But that is not why I bought the coffee cup. I simply needed a coffee mug and this one advertised that it is leak-free (which is important to a self-admitted klutz who has spilled coffee numerous times on the way to work).
Hundreds of companies ramp up their pink ribbon products such as pink coffee cups during National Breast Cancer Awareness Month encouraging their customers to shop for the cause. Each advertised that a portion of my purchase will be donated to breast cancer research. This is commonly known as “cause-related marketing."
Common cause-related marketing activities include agreements by the company to donate a percentage of the purchase price for a product to charity, advertising and promotion of a common message, product licensing, endorsement, and product certification by a charity.
There is no question that these marketing campaigns have helped increased public awareness and raise millions of dollars. It has also provided nonprofits, corporations, consumers and employees with a sense of purpose that their decisions can make a difference.

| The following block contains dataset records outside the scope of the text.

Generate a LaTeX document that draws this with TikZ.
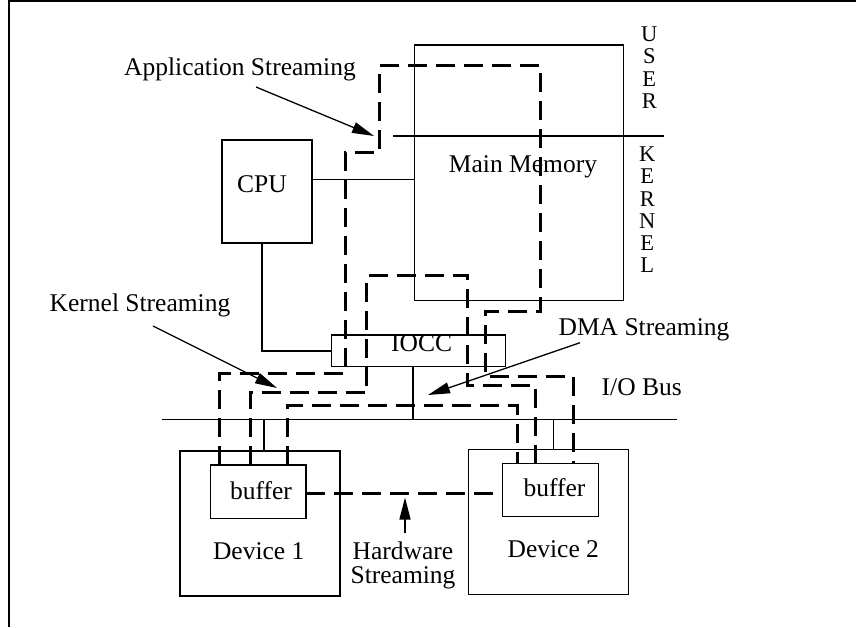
\documentclass[tikz,border=0pt]{standalone}
\usepackage{fontspec}
\setmainfont{Liberation Serif}
\usetikzlibrary{arrows.meta,fit}
\begin{document}
\begin{tikzpicture}[x=1pt,y=-1pt,
  box/.style={draw, line width=1.4pt, inner sep=0pt, outer sep=0pt},
  lbl/.style={font=\fontsize{25.5}{24.3}\selectfont, inner sep=0pt, anchor=base},
  letters/.style={font=\fontsize{22.5}{22.3}\selectfont, inner sep=0pt, align=center, anchor=north},
  wire/.style={line width=1.3pt},
  flow/.style={line width=3pt, dash pattern=on 19pt off 9pt},
  ptr/.style={line width=1.3pt, -{Triangle[length=22pt,width=11pt]}},
]
\useasboundingbox (0,0) rectangle (856,627);

% open frame: top and left edges
\draw[line width=1.5pt] (9,627) -- (9,1.2) -- (856,1.2);

% boxes
\node[box, fit={(414.7,45)(623.3,300.7)}] (mem) {};
\node[box, fit={(222,140)(312,243)}] (cpu) {};
\node[box, fit={(331.7,335)(505.3,366.7)}] (iocc) {};
\node[box, fit={(180,451)(340,596)}] (dev1) {};
\node[box, fit={(210.3,465)(306,518.3)}] (buf1) {};
\node[box, fit={(468.7,449.7)(628.7,594.3)}] (dev2) {};
\node[box, fit={(502.7,463.3)(598.3,516.7)}] (buf2) {};

% texts
\node[lbl] (memtxt) at (523,172.7) {Main Memory};
\node[lbl] (cputxt) at (262,192.5) {CPU};
\node[lbl] (iocctxt) at (421.7,351) {IOCC};
\node[lbl] (buf1txt) at (261,499.3) {buffer};
\node[lbl] (buf2txt) at (554.5,496.7) {buffer};
\node[lbl] (dev1txt) at (258.7,559) {Device 1};
\node[lbl] (dev2txt) at (553.3,557.3) {Device 2};
\node[lbl] (bustxt) at (641.7,395.7) {I/O Bus};
\node[lbl] (apptxt) at (240,75) {Application Streaming};
\node[lbl] (kertxt) at (140,311.7) {Kernel Streaming};
\node[lbl] (dmatxt) at (644,335) {DMA Streaming};
\node[lbl, align=center, anchor=north] (hwtxt) at (403,541.5) {Hardware\\Streaming};
\node[letters] (user) at (649.3,26.7) {U\\S\\E\\R};
\node[letters] (kernel) at (647.3,146.5) {K\\E\\R\\N\\E\\L};

% user / kernel boundary and the I/O bus
\coordinate (ukL) at (393,136);
\coordinate (ukR) at (664,136);
\draw[wire] (ukL) -- (ukR);
\coordinate (busL) at (162,419.3);
\coordinate (busR) at (676.7,419.3);
\draw[wire] (busL) -- (busR);

% solid connections
\draw[wire] (cpu.east |- 0,179.3) -- (mem.west |- 0,179.3);
\draw[wire] (262,0 |- cpu.south) |- (iocc.west);
\draw[wire] (413,0 |- iocc.south) -- (413,0 |- busL);
\draw[wire] (264,0 |- busL) -- (264,0 |- dev1.north);
\draw[wire] (553.7,0 |- busL) -- (553.7,0 |- dev2.north);

% streaming paths
\draw[flow] (219.3,0 |- buf1.north) -- (219.3,373.3) -- (345,373.3) -- (345,152.7)
  -- (379.3,152.7) -- (379.3,65.7) -- (540.7,65.7) -- (540.7,311.7) -- (485,311.7)
  -- (485,376.7) -- (573.3,376.7) -- (573.3,0 |- buf2.north);
\draw[flow] (250,0 |- buf1.north) -- (250,392.7) -- (366.7,392.7) -- (366.7,275.7)
  -- (467.3,275.7) -- (467.3,385.7) -- (535,385.7) -- (535,0 |- buf2.north);
\draw[flow] (287.3,0 |- buf1.north) -- (287.3,405.3) -- (517.3,405.3) -- (517.3,0 |- buf2.north);
\draw[flow] (buf1.east |- 0,493.3) -- (buf2.west |- 0,493.3);

% pointers from the labels
\coordinate (appFrom) at (256,87);
\coordinate (appTip) at (374,136);
\draw[ptr] (appFrom) -- (appTip);
\coordinate (kerFrom) at (153,326);
\coordinate (kerTip) at (277,388);
\draw[ptr] (kerFrom) -- (kerTip);
\coordinate (dmaFrom) at (580,342.7);
\coordinate (dmaTip) at (428,395);
\draw[ptr] (dmaFrom) -- (dmaTip);
\coordinate (hwFrom) at (405,533);
\coordinate (hwTip) at (405,497.5);
\draw[ptr] (hwFrom) -- (hwTip);
\end{tikzpicture}
\end{document}
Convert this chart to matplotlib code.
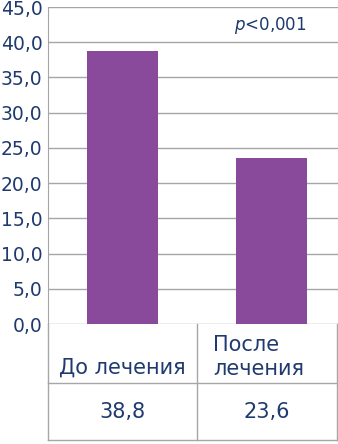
import matplotlib.pyplot as plt
from matplotlib.lines import Line2D

categories = ["До лечения", "После\nлечения"]
values = [38.8, 23.6]
value_labels = ["38,8", "23,6"]
yticks = [0, 5, 10, 15, 20, 25, 30, 35, 40, 45]

W, H = 338, 444
txt = "#1f3a6e"
bar_col = "#8a4a9b"
grid_col = "#a6a6a6"

fig = plt.figure(figsize=(W / 100, H / 100), dpi=100)
plt.rcParams['font.family'] = ['DejaVu Sans']

# plot area in pixels
left, right, top, bottom = 48, 346, 7, 324
ax = fig.add_axes([left / W, 1 - bottom / H, (right - left) / W, (bottom - top) / H])
ax.bar(range(len(values)), values, width=0.47, color=bar_col, zorder=3)
ax.set_xlim(-0.5, 1.5)
ax.set_ylim(0, 45)
ax.set_yticks(yticks)
ax.set_yticklabels([f"{v:.1f}".replace(".", ",") for v in yticks], color=txt, fontsize=13.5)
ax.set_xticks([])
ax.tick_params(axis="y", length=0, pad=4)
ax.grid(axis="y", color=grid_col, lw=1, zorder=0)
for s in ["top", "right", "bottom"]:
    ax.spines[s].set_visible(False)
ax.spines["left"].set_color(grid_col)
ax.text(0.99, 42.4, r"$\it{p}$<0,001", color=txt, fontsize=12, ha="center", va="center")

# table below the axes (pixel coordinates)
def px(x, y):
    return x / W, 1 - y / H

def hline(y, x0, x1):
    fig.add_artist(Line2D([x0 / W, x1 / W], [1 - y / H, 1 - y / H], color=grid_col, lw=1))

def vline(x, y0, y1):
    fig.add_artist(Line2D([x / W, x / W], [1 - y0 / H, 1 - y1 / H], color=grid_col, lw=1))

row1, row2, row3 = 324, 383, 440
xl, xm, xr = 48, 197, 337
hline(row2, xl, xr)
hline(row3, xl, xr)
vline(xl, row1, row3)
vline(xm, row1, row3)
vline(xr, row1, row3)

cell_centers = [(xl + xm) / 2, (xm + xr) / 2]
for cx, cat, lab in zip(cell_centers, categories, value_labels):
    if "\n" in cat:
        fig.text(*px(xm + 16, 357), cat, color=txt, fontsize=15, ha="left", va="center",
                 linespacing=1.3, multialignment="left")
    else:
        fig.text(*px(cx, 368), cat, color=txt, fontsize=15, ha="center", va="center")
    fig.text(*px(cx, 412), lab, color=txt, fontsize=15, ha="center", va="center")

fig.savefig("out.png", dpi=100)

I bought my coffee mug because of its leak-proof functionality. The fact that portion of my purchase will support breast cancer research was a nice bonus. Since it clearly disclosed how my purchase will support an organization I am familiar with and trust, I plunked down my cash and bought the coffee mug.
I saw a similar coffee mug at my favorite coffee shop this morning. But, I don’t need another coffee mug. Instead of buying another mug which I don’t need to support the cause, I am going to give to the charity directly instead.
How do you shop to support a cause? Do you support causes by buying products that support a cause or do you buy the product only if you need the item?